X. As funções jurisdicionais que compete ao Juiz de Instrução prosseguir são obviamente as enumeradas, de forma geral, nos artigos 268° e 269° do CPP. Mas também outros são os atos que se encontram dispersos no CPP cuja competência é atribuída ao Juiz de Instrução - como sucede, a título meramente exemplificativo, com a admissão de assistente (artigo 68°, n° 4 do CPP) ou com a suspensão provisória do processo (artigo 281°, n° 1 do CPP) e, por fim, em tudo quanto se assinale na fase de inquérito como uma compressão de direitos fundamentais.
Y. A competência para que um Juiz de Instrução Criminal tenha intervenção em sede de Inquérito existe em muitas outras situações para além das taxativamente enumeradas no Despacho recorrido.

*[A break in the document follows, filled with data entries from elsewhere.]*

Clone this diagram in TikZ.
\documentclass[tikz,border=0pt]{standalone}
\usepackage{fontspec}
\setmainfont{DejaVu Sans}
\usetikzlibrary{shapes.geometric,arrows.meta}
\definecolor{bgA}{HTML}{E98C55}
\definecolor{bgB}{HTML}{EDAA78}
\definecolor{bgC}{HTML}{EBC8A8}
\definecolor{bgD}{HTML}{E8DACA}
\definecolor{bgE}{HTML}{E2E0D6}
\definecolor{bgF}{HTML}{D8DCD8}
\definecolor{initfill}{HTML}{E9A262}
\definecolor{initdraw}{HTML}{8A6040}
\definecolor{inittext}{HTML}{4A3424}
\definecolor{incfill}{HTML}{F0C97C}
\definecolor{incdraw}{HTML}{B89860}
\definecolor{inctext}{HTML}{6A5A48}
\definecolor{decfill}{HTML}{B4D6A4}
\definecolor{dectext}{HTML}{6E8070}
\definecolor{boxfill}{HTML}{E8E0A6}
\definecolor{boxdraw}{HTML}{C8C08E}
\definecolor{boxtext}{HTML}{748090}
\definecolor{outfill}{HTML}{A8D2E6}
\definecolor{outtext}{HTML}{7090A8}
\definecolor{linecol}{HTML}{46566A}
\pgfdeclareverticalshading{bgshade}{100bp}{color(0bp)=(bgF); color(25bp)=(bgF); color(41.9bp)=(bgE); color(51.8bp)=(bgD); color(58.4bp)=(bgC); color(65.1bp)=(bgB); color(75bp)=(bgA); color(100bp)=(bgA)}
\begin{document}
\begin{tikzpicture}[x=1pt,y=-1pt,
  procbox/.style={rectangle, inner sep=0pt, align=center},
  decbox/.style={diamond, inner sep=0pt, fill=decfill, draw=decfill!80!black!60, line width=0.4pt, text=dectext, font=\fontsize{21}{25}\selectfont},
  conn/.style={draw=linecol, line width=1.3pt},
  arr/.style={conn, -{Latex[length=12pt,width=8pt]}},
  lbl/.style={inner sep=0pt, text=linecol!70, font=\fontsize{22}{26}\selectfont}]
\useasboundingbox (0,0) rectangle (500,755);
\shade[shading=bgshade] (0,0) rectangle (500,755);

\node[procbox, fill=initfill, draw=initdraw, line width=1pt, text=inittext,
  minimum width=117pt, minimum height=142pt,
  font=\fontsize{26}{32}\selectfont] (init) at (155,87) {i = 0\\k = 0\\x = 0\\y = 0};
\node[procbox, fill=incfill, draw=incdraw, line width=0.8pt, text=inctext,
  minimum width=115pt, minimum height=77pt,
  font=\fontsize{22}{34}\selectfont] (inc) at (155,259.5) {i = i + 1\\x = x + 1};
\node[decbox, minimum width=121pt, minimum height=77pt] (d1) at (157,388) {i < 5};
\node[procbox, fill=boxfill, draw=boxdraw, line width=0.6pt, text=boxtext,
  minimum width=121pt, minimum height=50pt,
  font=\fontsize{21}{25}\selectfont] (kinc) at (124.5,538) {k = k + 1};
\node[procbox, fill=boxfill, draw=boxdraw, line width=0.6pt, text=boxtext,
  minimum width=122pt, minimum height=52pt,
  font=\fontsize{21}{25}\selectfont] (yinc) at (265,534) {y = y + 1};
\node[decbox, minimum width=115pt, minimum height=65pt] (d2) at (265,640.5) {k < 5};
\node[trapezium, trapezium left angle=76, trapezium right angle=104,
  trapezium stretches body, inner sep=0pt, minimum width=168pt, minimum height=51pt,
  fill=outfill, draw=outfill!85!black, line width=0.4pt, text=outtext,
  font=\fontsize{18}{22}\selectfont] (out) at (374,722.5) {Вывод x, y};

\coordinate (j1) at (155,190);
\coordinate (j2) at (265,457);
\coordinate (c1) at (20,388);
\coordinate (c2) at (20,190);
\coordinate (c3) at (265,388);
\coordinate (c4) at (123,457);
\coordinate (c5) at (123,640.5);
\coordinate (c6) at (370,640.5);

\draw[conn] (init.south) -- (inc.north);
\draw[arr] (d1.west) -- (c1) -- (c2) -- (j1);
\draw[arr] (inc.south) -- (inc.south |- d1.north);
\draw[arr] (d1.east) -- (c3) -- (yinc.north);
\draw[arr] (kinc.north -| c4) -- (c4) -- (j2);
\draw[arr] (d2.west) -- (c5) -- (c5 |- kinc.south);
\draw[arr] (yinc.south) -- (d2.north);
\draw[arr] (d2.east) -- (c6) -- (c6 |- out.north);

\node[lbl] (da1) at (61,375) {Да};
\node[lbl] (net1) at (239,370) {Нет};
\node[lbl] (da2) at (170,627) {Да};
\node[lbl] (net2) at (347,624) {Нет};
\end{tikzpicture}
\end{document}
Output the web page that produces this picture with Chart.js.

Z. A intenção da ora Recorrente nunca foi a de colocar a Mma. Juiz de Instrução numa posição de autoridade que num plano superior ao do Ministério Público preside à investigação, mas tão só que lhe fosse reconhecida a competência do Magistrado do Ministério Público hierarquicamente superior para conhecer o requerimento perante si apresentado, nessa mesma qualidade.
AA. Tendo por demonstrado que a competência jurisdicional é significativamente mais lata que a ora enunciada pela Mma. Juiz de Instrução, fica pois claro que esta competência tem o seu correlato, no decurso da fase de inquérito, na proteção dos direitos fundamentais. Como acontece in caso dada a ilegítima compressão da posição jurídica da Denunciante, ora Recorrente, através, primeiramente, do Despacho de arquivamento e, posteriormente, pelos Despachos das Ilustres Procuradora da República e Procuradora-Geral-Adjunta.
BB. Garantida fica, assim, a competência do Juiz de Instrução Criminal para decidir da arguição da irregularidade ao tempo a si apresentada, porquanto foram afetados pela atividade do Ministério Público, mas ora em específico pelo Despacho da Ilustre Procuradora-Geral-Adjunta, direitos fundamentais da Denunciante, ora Recorrente, expressamente previstos nos artigos 2°, 20°, n°s 1 e 5, 32°, n°s 5 e 7 da CRP, e artigo 6° §1, CEDH, ex vi artigo 8°, n° 2 da CRP.
CC. O Despacho da Mma. Juiz de Instrução contende, assim, com o direito de acesso ao direito, na medida em que tal direito se consagra com a colocação à disposição dos cidadãos de uma organização judiciária e de um leque de processos garantidores da tutela judicial efetiva, consagrado no artigo 20°, n° 1, da Constituição da República Portuguesa.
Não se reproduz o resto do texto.